May 4, 20154.0
eating with scissors
I was here for lunch. The restaurant is located upstairs in the Alt Hotel. Go on a sunny day, as we did, when the floor-to-ceiling windows will bathe the place in tons of natural light. Decoration is minimal — bare wood tables, painted-brick walls, an ironwork-type design to divide sections of the room. Overhead were several televisions showing the news in French, without sound — the better to hear the peppy music being played. Check out the interesting light fixtures,
The lunch menu fits on one page, yet offers a large variety including a few vegetarian choices. Most of us went with the house specialty: wood-fired thin-ish crust pizza, in a choice of flavors. For $2 more, you can add soup or salad and tea or coffee to the lunch plate. The soup of the day was Stracciatella. I didn’t order it because I don’t care for eggs — but those that did found it dreadfully salty. Once pointed out, the waitress picked up all the soups and switched them for salads.

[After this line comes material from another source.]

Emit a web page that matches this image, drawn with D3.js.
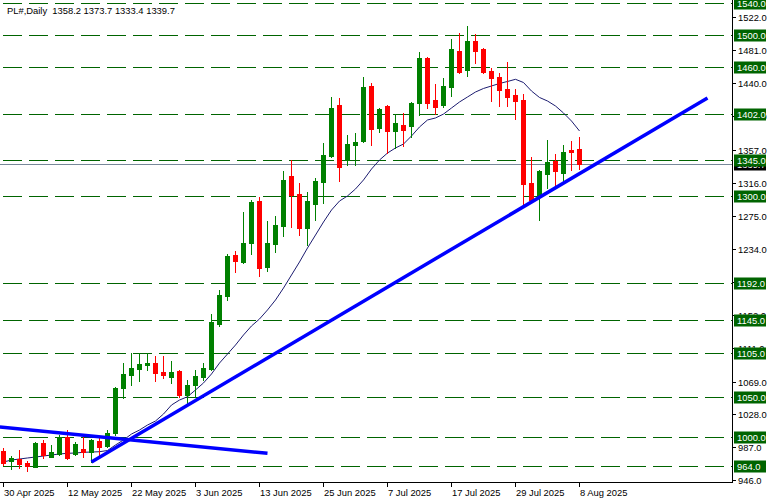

We were impressed with the pizza presentation. The individual pizzas were oval and quite sizable, about the size of a naan bread. They were delivered on wooden boards, and tucked into the side was a pair of scissors. Each person had his own pair of scissors — and these were heavy and imposing, not dollar-store kiddie snips. These were used to cut the pizzas into bite-sized pieces. I had never seen this before; it made the experience fun. On the table was a mason jar of spiced olive oil, to drizzle on the pizza.
Overall this was a nice place to go, and the guest of honor (a departing colleague) was impressed. I found it a bit on the expensive side.
Dishes I tried:
The pizza toppings were uneven. There were a few small irregular lumps of ground pork, kissed with fennel. There were 3 or 4 large basil leaves on top, crispy from the oven, and random slices of bocconcini cheese. The crust in the center went soggy under the toppings, and there were a couple of cold spots especially on the edge. The whole was on the bland side — the peppery olive oil helped a little, but I was reluctant to make the pizza wetter than it already was. Miss Long-Pepper-Mill would have been even more helpful, but she never brought back the pepper.
The salad was vibrantly colored, burgundy and dark green, with the lightest of olive oil dressings — so light it was as if there was no dressing at all. Three halves of grape tomato perched on top. I would have liked more dressing with this.